═══ LISTING
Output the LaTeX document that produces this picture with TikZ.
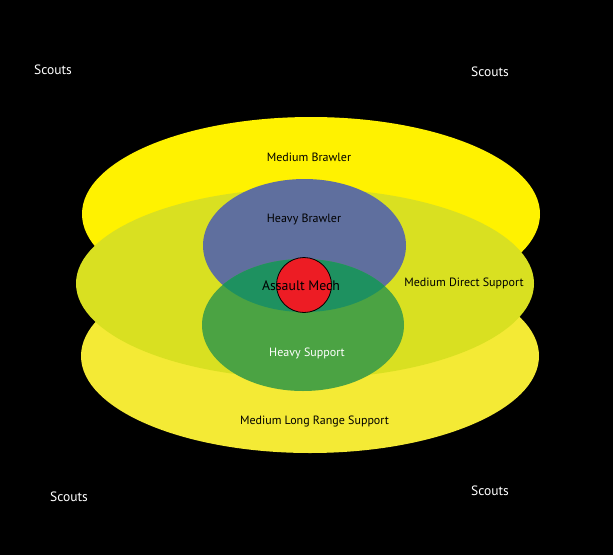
══════
═══ LISTING
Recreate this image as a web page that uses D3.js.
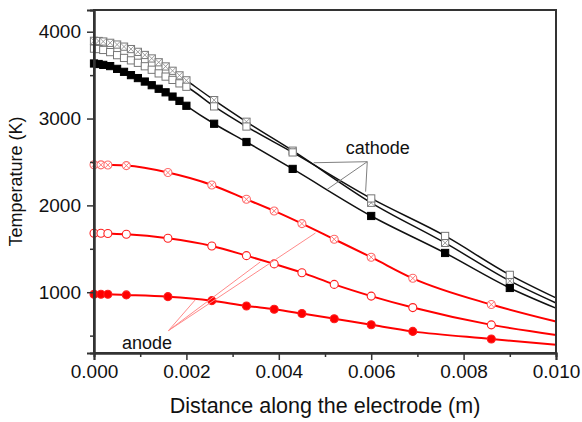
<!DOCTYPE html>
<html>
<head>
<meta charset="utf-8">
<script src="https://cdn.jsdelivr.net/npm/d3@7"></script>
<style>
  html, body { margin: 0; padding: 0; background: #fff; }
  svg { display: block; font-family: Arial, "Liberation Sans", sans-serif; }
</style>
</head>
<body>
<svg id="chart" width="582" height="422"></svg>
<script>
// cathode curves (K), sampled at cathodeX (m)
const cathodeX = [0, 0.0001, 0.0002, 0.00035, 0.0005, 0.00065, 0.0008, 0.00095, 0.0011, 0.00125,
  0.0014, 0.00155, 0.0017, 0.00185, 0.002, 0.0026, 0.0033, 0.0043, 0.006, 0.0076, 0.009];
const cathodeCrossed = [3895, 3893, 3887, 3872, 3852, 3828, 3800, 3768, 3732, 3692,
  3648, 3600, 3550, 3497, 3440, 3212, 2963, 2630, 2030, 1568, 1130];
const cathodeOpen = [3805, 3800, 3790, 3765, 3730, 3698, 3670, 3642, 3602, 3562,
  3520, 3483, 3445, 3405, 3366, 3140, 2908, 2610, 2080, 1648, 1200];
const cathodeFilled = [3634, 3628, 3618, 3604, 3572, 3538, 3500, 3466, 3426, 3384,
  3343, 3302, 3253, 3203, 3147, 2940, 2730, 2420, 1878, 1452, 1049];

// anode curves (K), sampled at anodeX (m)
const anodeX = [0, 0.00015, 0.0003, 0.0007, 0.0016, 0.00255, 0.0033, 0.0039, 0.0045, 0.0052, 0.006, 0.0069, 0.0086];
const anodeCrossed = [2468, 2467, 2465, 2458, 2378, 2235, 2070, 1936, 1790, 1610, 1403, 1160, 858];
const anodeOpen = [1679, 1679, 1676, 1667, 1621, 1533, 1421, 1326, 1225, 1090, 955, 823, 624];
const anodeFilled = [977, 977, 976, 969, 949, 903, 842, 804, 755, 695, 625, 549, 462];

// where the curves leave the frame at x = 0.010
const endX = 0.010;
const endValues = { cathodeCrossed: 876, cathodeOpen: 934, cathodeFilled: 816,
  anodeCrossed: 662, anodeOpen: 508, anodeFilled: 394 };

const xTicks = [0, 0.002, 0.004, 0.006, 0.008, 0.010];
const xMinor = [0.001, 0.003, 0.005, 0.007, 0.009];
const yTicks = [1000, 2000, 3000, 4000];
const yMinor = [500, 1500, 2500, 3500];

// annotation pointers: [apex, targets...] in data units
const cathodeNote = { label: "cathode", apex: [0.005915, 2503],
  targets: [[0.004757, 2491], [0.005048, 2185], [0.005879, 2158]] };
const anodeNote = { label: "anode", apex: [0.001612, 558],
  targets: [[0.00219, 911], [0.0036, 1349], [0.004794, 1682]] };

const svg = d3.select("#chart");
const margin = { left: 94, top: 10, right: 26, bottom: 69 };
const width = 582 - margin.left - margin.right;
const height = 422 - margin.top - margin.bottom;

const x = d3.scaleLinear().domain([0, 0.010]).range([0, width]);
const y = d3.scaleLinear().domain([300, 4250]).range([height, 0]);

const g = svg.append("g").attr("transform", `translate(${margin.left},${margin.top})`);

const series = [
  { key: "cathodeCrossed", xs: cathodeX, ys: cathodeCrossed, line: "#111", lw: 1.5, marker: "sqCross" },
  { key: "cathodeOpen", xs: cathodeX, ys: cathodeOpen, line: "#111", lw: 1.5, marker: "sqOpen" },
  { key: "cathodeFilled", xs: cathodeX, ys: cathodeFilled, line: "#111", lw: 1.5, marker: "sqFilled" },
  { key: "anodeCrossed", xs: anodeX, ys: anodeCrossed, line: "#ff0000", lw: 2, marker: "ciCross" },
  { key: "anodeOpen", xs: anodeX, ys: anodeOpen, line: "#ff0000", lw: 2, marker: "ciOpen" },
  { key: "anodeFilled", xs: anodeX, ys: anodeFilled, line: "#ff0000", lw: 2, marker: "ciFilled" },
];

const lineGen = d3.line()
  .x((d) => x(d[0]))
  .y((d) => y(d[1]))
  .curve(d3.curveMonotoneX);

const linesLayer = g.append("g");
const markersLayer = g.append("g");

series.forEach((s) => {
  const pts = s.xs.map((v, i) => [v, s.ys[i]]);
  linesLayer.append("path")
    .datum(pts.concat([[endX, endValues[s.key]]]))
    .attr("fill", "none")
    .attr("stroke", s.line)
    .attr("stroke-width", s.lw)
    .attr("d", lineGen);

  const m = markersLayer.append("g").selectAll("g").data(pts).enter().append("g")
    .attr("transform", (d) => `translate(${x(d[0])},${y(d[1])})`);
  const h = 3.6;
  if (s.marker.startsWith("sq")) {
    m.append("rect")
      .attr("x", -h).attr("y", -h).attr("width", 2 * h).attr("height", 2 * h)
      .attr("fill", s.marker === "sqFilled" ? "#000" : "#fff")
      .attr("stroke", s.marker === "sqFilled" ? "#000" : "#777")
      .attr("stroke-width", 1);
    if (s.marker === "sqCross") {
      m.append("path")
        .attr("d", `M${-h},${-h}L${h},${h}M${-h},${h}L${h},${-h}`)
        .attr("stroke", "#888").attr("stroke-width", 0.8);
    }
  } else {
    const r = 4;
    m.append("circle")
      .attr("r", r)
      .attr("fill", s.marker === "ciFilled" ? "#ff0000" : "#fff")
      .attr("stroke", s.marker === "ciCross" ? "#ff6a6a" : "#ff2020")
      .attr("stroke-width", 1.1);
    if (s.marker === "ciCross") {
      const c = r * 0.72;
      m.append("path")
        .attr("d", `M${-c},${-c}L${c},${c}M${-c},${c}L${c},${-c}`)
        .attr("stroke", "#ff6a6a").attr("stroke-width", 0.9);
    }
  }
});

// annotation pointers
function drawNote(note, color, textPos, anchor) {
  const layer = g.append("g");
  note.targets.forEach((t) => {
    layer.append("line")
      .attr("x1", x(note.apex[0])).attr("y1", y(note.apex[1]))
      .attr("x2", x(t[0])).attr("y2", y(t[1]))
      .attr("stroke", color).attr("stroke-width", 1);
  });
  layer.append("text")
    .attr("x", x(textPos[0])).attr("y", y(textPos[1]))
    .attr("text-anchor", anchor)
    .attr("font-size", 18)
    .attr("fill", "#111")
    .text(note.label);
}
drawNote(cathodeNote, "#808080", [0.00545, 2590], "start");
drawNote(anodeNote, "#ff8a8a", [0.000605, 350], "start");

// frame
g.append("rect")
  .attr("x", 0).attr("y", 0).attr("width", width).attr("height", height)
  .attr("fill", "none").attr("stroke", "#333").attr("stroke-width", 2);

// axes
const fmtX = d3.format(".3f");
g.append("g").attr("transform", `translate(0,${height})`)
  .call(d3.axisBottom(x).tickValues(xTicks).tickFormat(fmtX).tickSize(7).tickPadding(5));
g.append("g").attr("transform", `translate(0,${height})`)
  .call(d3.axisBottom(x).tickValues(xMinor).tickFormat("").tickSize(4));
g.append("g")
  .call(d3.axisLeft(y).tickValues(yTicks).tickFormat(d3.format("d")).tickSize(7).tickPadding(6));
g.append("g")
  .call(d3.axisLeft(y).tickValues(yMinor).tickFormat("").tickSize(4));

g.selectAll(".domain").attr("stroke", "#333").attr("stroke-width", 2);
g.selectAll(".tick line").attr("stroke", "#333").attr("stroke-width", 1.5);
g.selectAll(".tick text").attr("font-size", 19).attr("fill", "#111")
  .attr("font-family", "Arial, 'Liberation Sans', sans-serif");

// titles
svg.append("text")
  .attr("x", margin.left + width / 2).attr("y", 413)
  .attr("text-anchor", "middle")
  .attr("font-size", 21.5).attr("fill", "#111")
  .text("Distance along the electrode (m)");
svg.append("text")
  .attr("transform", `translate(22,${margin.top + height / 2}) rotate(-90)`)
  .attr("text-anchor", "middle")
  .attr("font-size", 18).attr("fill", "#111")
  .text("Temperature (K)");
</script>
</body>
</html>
══════
Skip all pictures. Output only the lines from the one containing "Recreate this image" to the one containing "1878, 1452, 1049];", both lines included.

● RESPONSE TO THIS EXERCISE:
Recreate this image as a web page that uses D3.js.
<!DOCTYPE html>
<html>
<head>
<meta charset="utf-8">
<script src="https://cdn.jsdelivr.net/npm/d3@7"></script>
<style>
  html, body { margin: 0; padding: 0; background: #fff; }
  svg { display: block; font-family: Arial, "Liberation Sans", sans-serif; }
</style>
</head>
<body>
<svg id="chart" width="582" height="422"></svg>
<script>
// cathode curves (K), sampled at cathodeX (m)
const cathodeX = [0, 0.0001, 0.0002, 0.00035, 0.0005, 0.00065, 0.0008, 0.00095, 0.0011, 0.00125,
  0.0014, 0.00155, 0.0017, 0.00185, 0.002, 0.0026, 0.0033, 0.0043, 0.006, 0.0076, 0.009];
const cathodeCrossed = [3895, 3893, 3887, 3872, 3852, 3828, 3800, 3768, 3732, 3692,
  3648, 3600, 3550, 3497, 3440, 3212, 2963, 2630, 2030, 1568, 1130];
const cathodeOpen = [3805, 3800, 3790, 3765, 3730, 3698, 3670, 3642, 3602, 3562,
  3520, 3483, 3445, 3405, 3366, 3140, 2908, 2610, 2080, 1648, 1200];
const cathodeFilled = [3634, 3628, 3618, 3604, 3572, 3538, 3500, 3466, 3426, 3384,
  3343, 3302, 3253, 3203, 3147, 2940, 2730, 2420, 1878, 1452, 1049];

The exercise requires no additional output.